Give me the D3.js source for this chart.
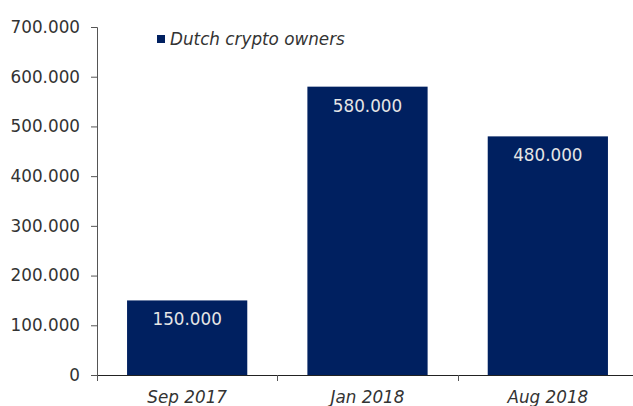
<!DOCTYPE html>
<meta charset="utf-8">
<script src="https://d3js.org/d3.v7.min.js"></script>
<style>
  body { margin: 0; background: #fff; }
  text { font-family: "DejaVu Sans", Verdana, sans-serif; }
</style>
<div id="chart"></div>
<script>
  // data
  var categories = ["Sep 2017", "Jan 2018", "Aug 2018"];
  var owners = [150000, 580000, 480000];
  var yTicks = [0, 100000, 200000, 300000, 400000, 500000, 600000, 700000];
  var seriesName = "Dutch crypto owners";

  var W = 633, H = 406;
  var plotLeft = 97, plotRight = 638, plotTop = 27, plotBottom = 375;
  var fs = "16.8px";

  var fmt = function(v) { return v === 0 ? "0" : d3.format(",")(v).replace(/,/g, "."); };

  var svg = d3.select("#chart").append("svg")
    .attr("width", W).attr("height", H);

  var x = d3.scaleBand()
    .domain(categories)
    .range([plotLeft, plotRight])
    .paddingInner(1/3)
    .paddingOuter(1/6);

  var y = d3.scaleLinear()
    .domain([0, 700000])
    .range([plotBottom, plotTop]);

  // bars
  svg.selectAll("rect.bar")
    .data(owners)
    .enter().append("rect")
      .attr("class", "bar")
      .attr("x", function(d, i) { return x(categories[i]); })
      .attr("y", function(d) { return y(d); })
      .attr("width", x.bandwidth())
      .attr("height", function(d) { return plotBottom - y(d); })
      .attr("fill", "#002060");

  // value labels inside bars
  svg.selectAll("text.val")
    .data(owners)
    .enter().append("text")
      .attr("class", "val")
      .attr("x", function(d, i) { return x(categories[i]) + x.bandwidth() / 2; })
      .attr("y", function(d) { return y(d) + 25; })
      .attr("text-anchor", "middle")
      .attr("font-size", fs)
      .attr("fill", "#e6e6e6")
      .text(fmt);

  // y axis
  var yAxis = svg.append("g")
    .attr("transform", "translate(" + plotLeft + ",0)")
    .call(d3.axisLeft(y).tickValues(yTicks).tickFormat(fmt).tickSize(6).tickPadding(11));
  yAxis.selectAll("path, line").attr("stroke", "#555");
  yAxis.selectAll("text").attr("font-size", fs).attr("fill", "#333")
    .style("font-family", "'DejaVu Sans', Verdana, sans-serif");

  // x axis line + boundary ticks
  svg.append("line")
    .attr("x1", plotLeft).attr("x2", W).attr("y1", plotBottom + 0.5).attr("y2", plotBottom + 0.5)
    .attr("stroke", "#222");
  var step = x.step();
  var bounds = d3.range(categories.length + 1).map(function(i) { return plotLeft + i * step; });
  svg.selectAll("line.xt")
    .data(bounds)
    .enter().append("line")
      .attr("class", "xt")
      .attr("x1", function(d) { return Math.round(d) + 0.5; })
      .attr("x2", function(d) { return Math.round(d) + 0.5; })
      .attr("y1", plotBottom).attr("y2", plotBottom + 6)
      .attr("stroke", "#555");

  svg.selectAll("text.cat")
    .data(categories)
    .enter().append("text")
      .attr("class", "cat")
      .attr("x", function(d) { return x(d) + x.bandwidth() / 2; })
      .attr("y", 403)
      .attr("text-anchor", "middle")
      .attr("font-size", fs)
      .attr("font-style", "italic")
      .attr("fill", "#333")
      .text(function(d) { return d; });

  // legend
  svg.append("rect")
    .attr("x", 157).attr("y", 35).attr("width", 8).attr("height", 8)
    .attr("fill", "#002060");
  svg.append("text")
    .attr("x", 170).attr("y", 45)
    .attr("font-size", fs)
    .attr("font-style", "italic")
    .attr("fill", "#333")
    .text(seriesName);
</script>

__EXERCISE__: Copy out every line holding the string "chart".

__WRITTEN SOLUTION__:
Give me the D3.js source for this chart.
<div id="chart"></div>
  var svg = d3.select("#chart").append("svg")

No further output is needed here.